## Stated exercise
Exactly the lines from the line holding "Rebuild this diagram" to the line holding "(0,0) rectangle (875,556);", both lines included, are to be echoed; pictures are not.

## Material provided

★ ★ ★ ★

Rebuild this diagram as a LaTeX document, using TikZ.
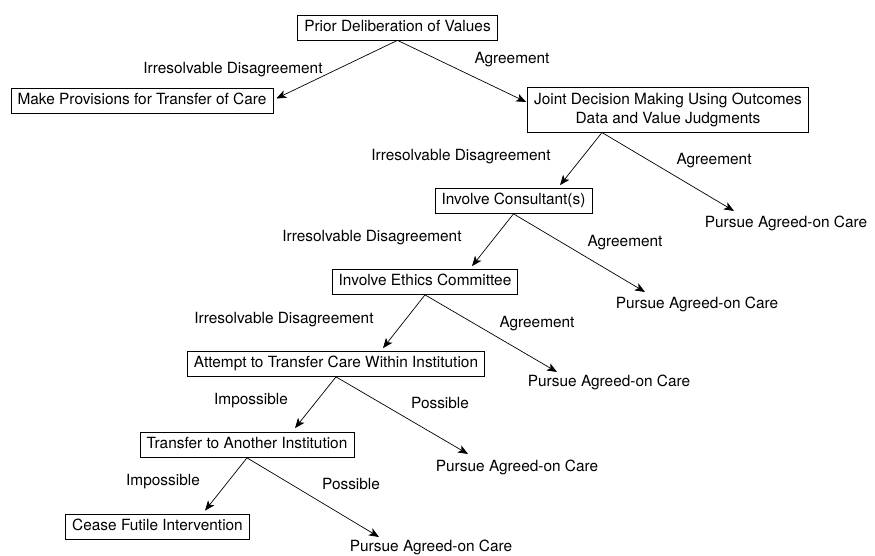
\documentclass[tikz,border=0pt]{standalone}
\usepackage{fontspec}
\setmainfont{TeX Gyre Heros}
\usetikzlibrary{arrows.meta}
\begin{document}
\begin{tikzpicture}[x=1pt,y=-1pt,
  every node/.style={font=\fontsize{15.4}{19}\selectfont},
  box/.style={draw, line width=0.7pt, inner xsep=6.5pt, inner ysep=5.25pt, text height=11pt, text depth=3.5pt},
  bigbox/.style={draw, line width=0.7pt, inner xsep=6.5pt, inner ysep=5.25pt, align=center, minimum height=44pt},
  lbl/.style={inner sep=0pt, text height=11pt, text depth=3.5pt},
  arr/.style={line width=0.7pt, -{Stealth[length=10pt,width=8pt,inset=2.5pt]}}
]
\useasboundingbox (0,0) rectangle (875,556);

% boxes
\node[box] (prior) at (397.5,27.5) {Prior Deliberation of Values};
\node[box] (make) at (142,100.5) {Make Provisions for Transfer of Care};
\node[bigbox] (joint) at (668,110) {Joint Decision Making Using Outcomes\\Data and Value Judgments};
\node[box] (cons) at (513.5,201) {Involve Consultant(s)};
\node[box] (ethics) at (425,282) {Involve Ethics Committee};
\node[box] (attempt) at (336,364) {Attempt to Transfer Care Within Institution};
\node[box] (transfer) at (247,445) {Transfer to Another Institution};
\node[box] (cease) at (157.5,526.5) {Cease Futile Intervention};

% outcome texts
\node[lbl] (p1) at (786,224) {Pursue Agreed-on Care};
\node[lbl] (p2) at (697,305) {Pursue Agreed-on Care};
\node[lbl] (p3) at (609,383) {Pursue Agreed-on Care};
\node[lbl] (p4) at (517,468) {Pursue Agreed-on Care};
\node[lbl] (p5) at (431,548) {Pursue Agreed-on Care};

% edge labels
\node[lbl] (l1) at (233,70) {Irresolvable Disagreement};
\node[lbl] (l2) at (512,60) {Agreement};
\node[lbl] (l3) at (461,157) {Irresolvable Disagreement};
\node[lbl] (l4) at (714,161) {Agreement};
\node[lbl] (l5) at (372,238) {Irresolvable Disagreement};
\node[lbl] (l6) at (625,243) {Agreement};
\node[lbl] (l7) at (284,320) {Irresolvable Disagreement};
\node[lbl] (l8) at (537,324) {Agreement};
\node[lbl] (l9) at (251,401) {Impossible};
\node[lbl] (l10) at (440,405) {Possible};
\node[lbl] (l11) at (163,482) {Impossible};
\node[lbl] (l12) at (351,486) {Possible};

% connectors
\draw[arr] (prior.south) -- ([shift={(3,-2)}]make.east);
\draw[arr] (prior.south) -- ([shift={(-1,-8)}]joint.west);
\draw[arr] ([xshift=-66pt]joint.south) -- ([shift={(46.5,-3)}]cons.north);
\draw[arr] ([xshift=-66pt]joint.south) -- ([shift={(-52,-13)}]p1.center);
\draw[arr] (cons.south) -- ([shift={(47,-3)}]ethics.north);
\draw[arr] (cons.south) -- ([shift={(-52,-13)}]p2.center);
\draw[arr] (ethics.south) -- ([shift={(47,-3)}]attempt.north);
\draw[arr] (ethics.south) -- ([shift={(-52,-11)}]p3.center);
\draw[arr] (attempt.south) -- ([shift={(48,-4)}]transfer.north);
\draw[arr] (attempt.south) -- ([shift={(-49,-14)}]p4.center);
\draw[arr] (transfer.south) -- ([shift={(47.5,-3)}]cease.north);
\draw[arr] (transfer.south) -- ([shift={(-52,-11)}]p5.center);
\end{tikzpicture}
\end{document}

★ ★ ★ ★

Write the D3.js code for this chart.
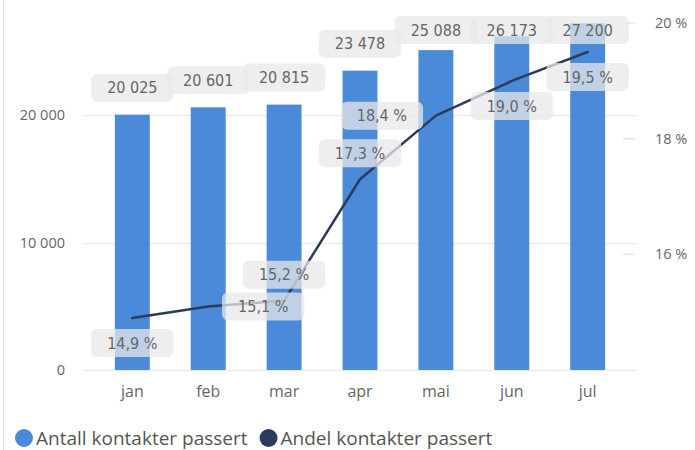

★ ★ ★ ★

## Written answer
Rebuild this diagram as a LaTeX document, using TikZ.
\documentclass[tikz,border=0pt]{standalone}
\usepackage{fontspec}
\setmainfont{TeX Gyre Heros}
\usetikzlibrary{arrows.meta}
\begin{document}
\begin{tikzpicture}[x=1pt,y=-1pt,
  every node/.style={font=\fontsize{15.4}{19}\selectfont},
  box/.style={draw, line width=0.7pt, inner xsep=6.5pt, inner ysep=5.25pt, text height=11pt, text depth=3.5pt},
  bigbox/.style={draw, line width=0.7pt, inner xsep=6.5pt, inner ysep=5.25pt, align=center, minimum height=44pt},
  lbl/.style={inner sep=0pt, text height=11pt, text depth=3.5pt},
  arr/.style={line width=0.7pt, -{Stealth[length=10pt,width=8pt,inset=2.5pt]}}
]
\useasboundingbox (0,0) rectangle (875,556);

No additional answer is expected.